Évidemment, impossible de passer à côté de Back to the Future et de ses suites. La trilogie de Robert Zemeckis, devenue depuis un classique de la science-fiction, est plus un prétexte pour des mises en scène de film d'époque (rétro dans les années 50, un futur fantasmé, un western de la fin du XIXe siècle) qu'à proprement parler un film sur les implications du voyage dans le temps. Même si Doc discute avec Marty des possibilités néfastes du voyage dans le temps dans le premier film, c'est véritablement dans le second que Zemeckis aborde le noeud du problème. Malheureusement, certaines incongruités apparaissent dans le second film qui étaient absentes du premier : pourquoi Doc, qui peut aller n'importe où dans le temps et agir à sa guise, retourne-t-il chercher Marty en 1985 en courant le risque d'altérer significativement les événements alors qu'il n'aurait eu qu'à intervenir lui-même en 2015 et prévenir la catastrophe. Naturellement, nous n'aurions pas eu droit à trois films en cinq ans...

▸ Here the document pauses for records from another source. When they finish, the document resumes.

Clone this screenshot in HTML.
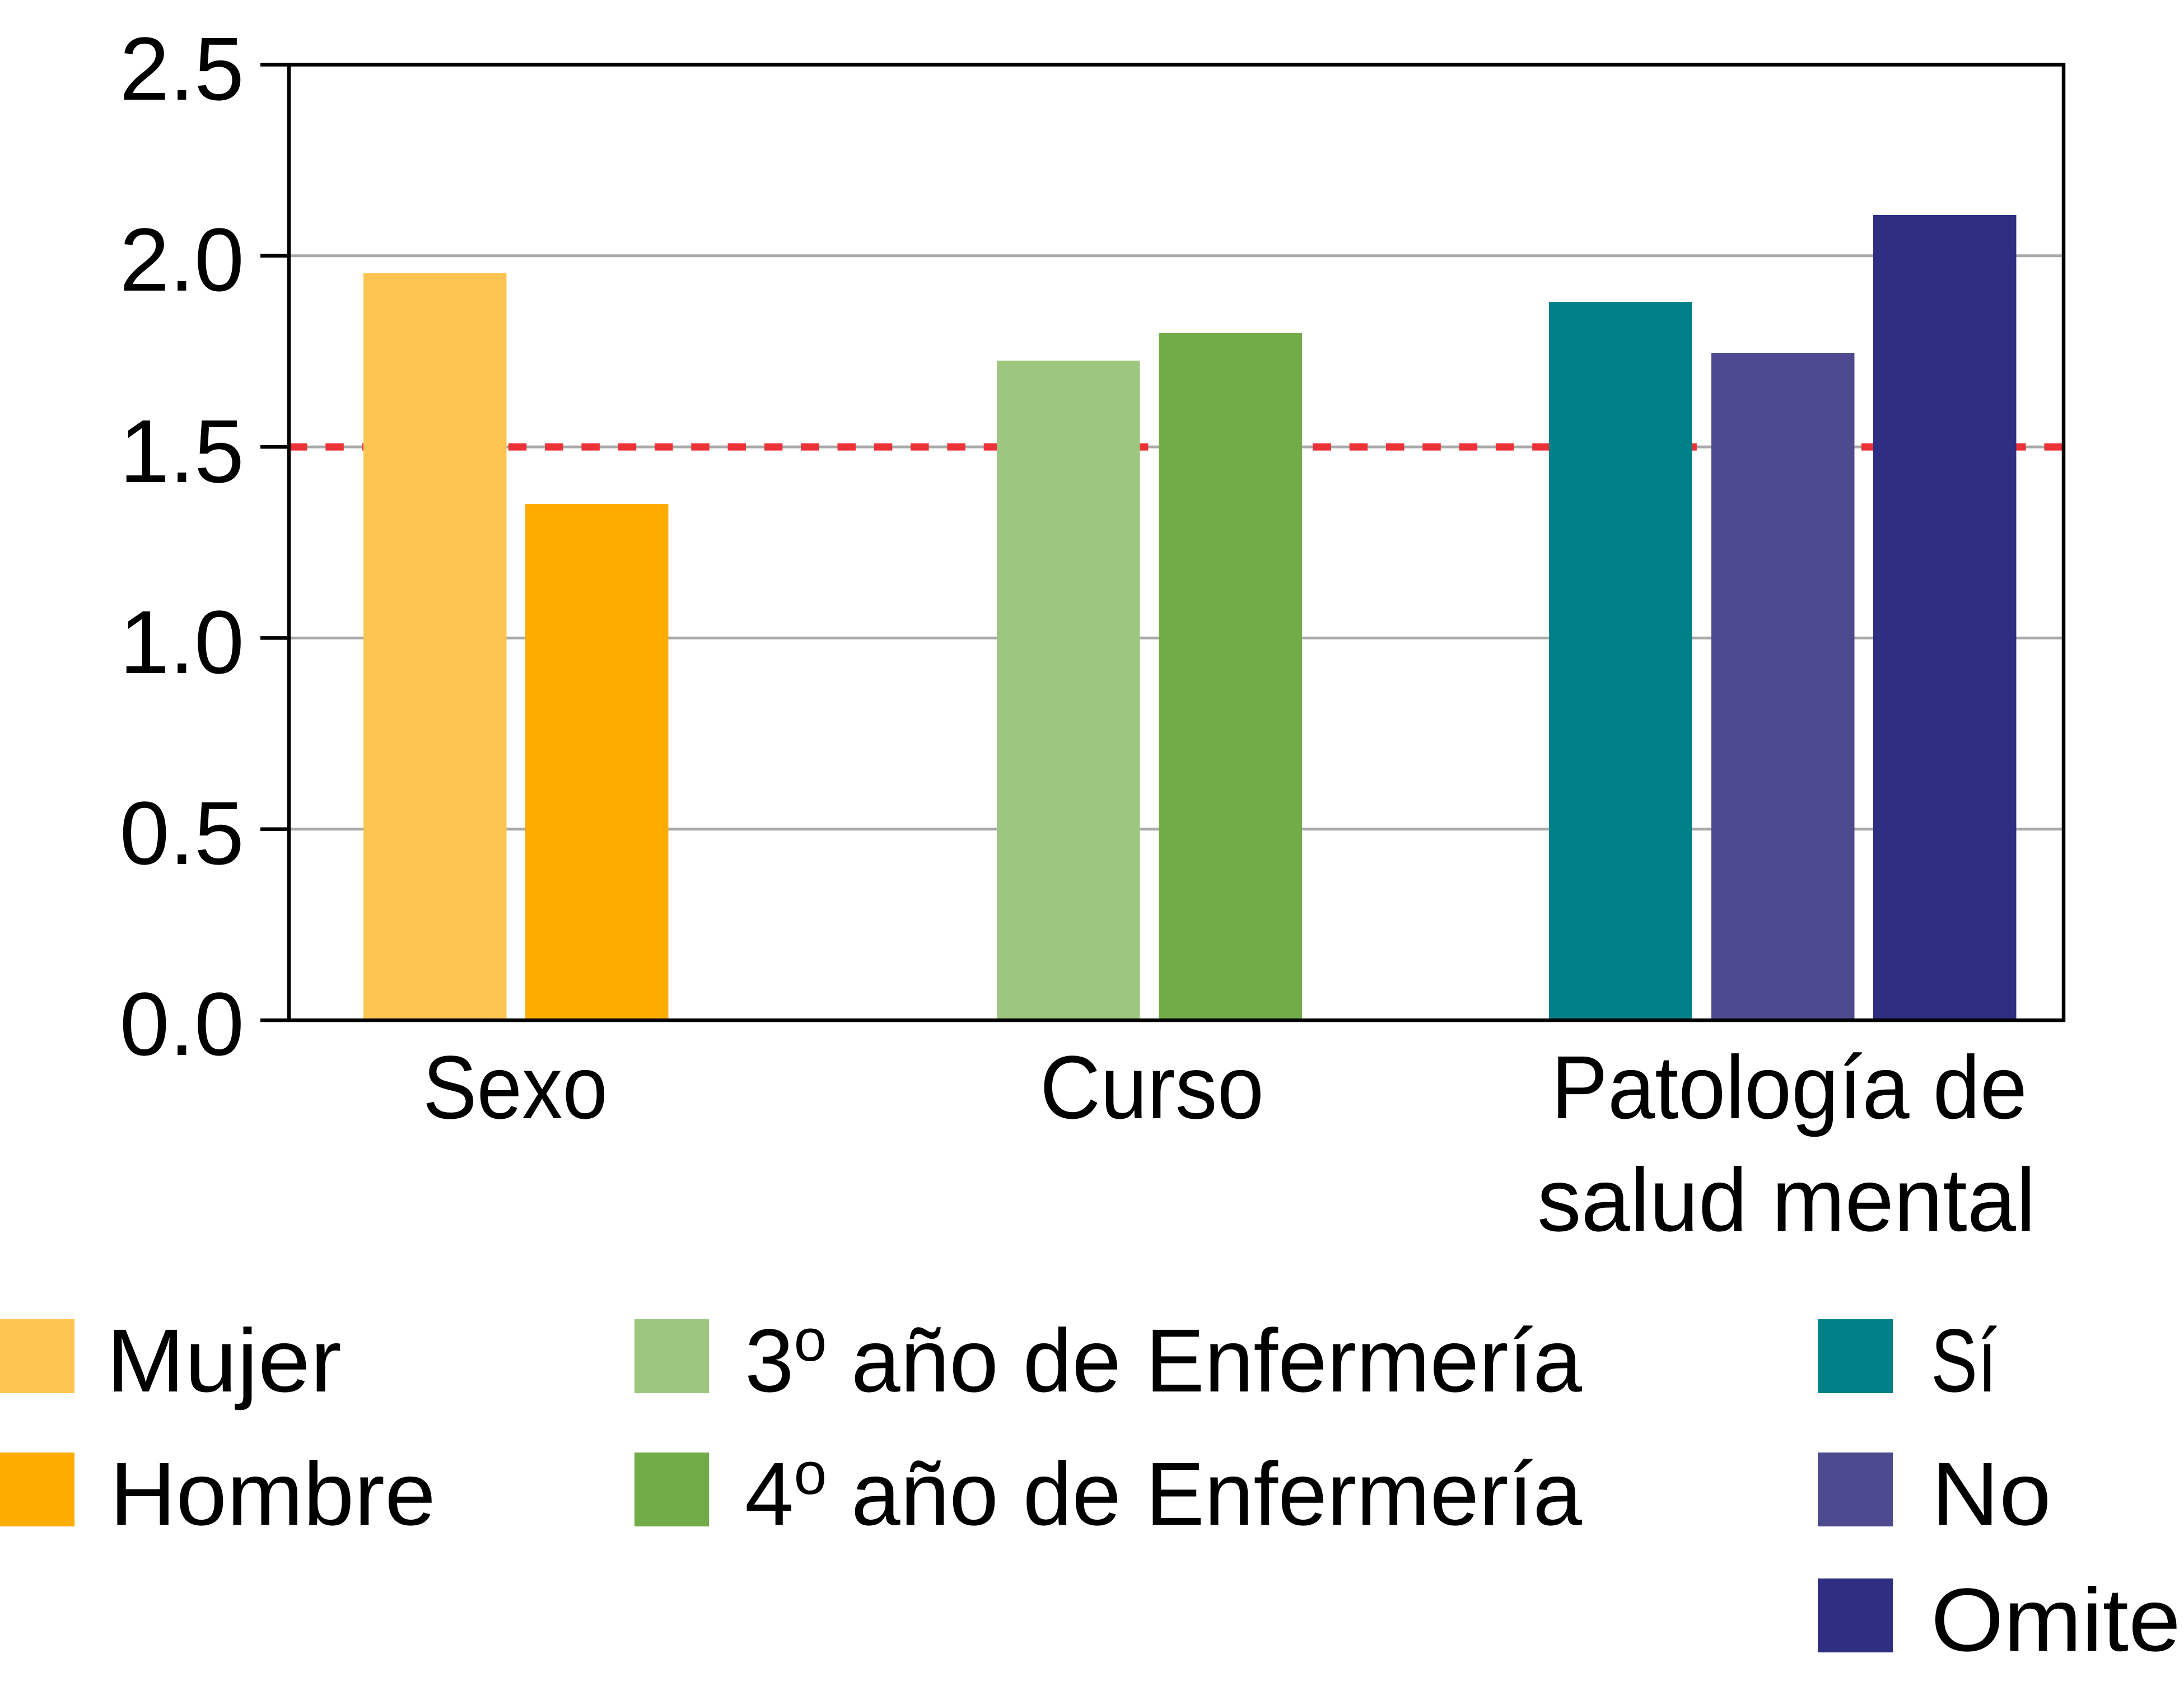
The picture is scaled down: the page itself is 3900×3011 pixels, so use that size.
<!DOCTYPE html>
<html>
<head>
<meta charset="utf-8">
<style>
html,body{margin:0;padding:0;background:#fff;}
svg{display:block;}
text{font-family:"Liberation Sans",sans-serif;fill:#000;}
</style>
</head>
<body>
<svg width="3900" height="3011" viewBox="0 0 3900 3011" xmlns="http://www.w3.org/2000/svg">
<rect x="0" y="0" width="3900" height="3011" fill="#fff"/>
<!-- gridlines -->
<g stroke="#a9a9a9" stroke-width="5">
<line x1="516" y1="456.8" x2="3685" y2="456.8"/>
<line x1="516" y1="798.1" x2="3685" y2="798.1"/>
<line x1="516" y1="1139.4" x2="3685" y2="1139.4"/>
<line x1="516" y1="1480.7" x2="3685" y2="1480.7"/>
</g>
<!-- red dashed reference -->
<line x1="516" y1="798.1" x2="3685" y2="798.1" stroke="#ec3237" stroke-width="13" stroke-dasharray="32.5 32.8"/>
<!-- bars -->
<rect x="649" y="488" width="255.5" height="1334" fill="#ffc550"/>
<rect x="938" y="900" width="255.5" height="922" fill="#ffac00"/>
<rect x="1780" y="644" width="255.5" height="1178" fill="#9dc67e"/>
<rect x="2069.5" y="595" width="255.5" height="1227" fill="#71ac49"/>
<rect x="2766" y="539" width="255.5" height="1283" fill="#00818a"/>
<rect x="3056" y="630" width="255.5" height="1192" fill="#4e4a90"/>
<rect x="3345" y="384" width="255.5" height="1438" fill="#2f2e82"/>
<!-- frame -->
<rect x="516" y="115.5" width="3169" height="1706.5" fill="none" stroke="#000" stroke-width="6.5"/>
<g stroke="#000" stroke-width="6.5">
<line x1="465" y1="115.5" x2="516" y2="115.5"/>
<line x1="465" y1="456.8" x2="516" y2="456.8"/>
<line x1="465" y1="798.1" x2="516" y2="798.1"/>
<line x1="465" y1="1139.4" x2="516" y2="1139.4"/>
<line x1="465" y1="1480.7" x2="516" y2="1480.7"/>
<line x1="465" y1="1822" x2="516" y2="1822"/>
</g>
<!-- tick labels -->
<g font-size="160" text-anchor="end">
<text x="436" y="178">2.5</text>
<text x="436" y="519">2.0</text>
<text x="436" y="861">1.5</text>
<text x="436" y="1202">1.0</text>
<text x="436" y="1543">0.5</text>
<text x="436" y="1884">0.0</text>
</g>
<!-- category labels -->
<g font-size="160" text-anchor="middle">
<text x="920" y="1997" textLength="330" lengthAdjust="spacingAndGlyphs">Sexo</text>
<text x="2057" y="1997" textLength="400" lengthAdjust="spacingAndGlyphs">Curso</text>
<text x="3195" y="1997" textLength="850" lengthAdjust="spacingAndGlyphs">Patología de</text>
<text x="3190" y="2198" textLength="890" lengthAdjust="spacingAndGlyphs">salud mental</text>
</g>
<!-- legend swatches -->
<rect x="0" y="2356" width="133" height="132" fill="#ffc550"/>
<rect x="0" y="2594" width="133" height="132" fill="#ffac00"/>
<rect x="1133" y="2356" width="133" height="132" fill="#9dc67e"/>
<rect x="1133" y="2594" width="133" height="132" fill="#71ac49"/>
<rect x="3246" y="2356" width="134" height="132" fill="#00818a"/>
<rect x="3246" y="2594" width="134" height="132" fill="#4e4a90"/>
<rect x="3246" y="2819" width="134" height="132" fill="#2f2e82"/>
<!-- legend text -->
<g font-size="160">
<text x="190" y="2485" textLength="420" lengthAdjust="spacingAndGlyphs">Mujer</text>
<text x="196" y="2723" textLength="582" lengthAdjust="spacingAndGlyphs">Hombre</text>
<text x="1330" y="2485" textLength="1495" lengthAdjust="spacingAndGlyphs">3<tspan font-size="107" dy="-55">o</tspan><tspan dy="55"> año de Enfermería</tspan></text>
<text x="1330" y="2723" textLength="1495" lengthAdjust="spacingAndGlyphs">4<tspan font-size="107" dy="-55">o</tspan><tspan dy="55"> año de Enfermería</tspan></text>
<text x="3448" y="2485" textLength="118" lengthAdjust="spacingAndGlyphs">Sí</text>
<text x="3449" y="2723" textLength="214" lengthAdjust="spacingAndGlyphs">No</text>
<text x="3448" y="2948" textLength="446" lengthAdjust="spacingAndGlyphs">Omite</text>
</g>
</svg>
</body>
</html>
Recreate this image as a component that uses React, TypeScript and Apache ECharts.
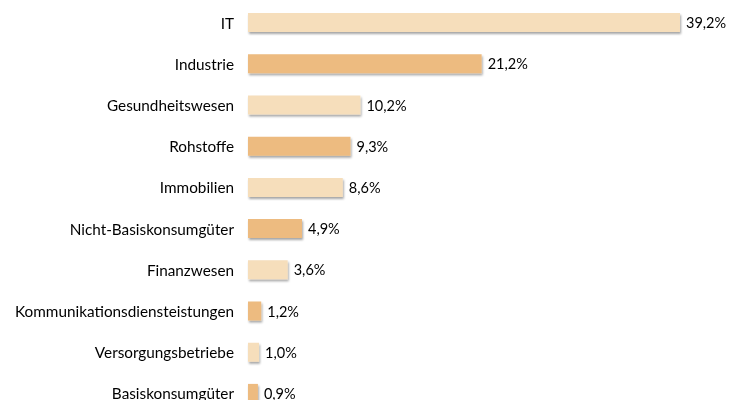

Le voyage dans le temps permet d'illustrer en fin de compte que chaque choix que nous faisons a nécessairement un impact sur notre avenir, mais pose aussi la question: sommes-nous véritablement maître de notre destin ou bien y a-t-il un chemin tracé d'avance? Comme quoi, pour écrire un bon film sur le voyage dans le temps, il est nécessaire de... prendre le temps d'y réfléchir!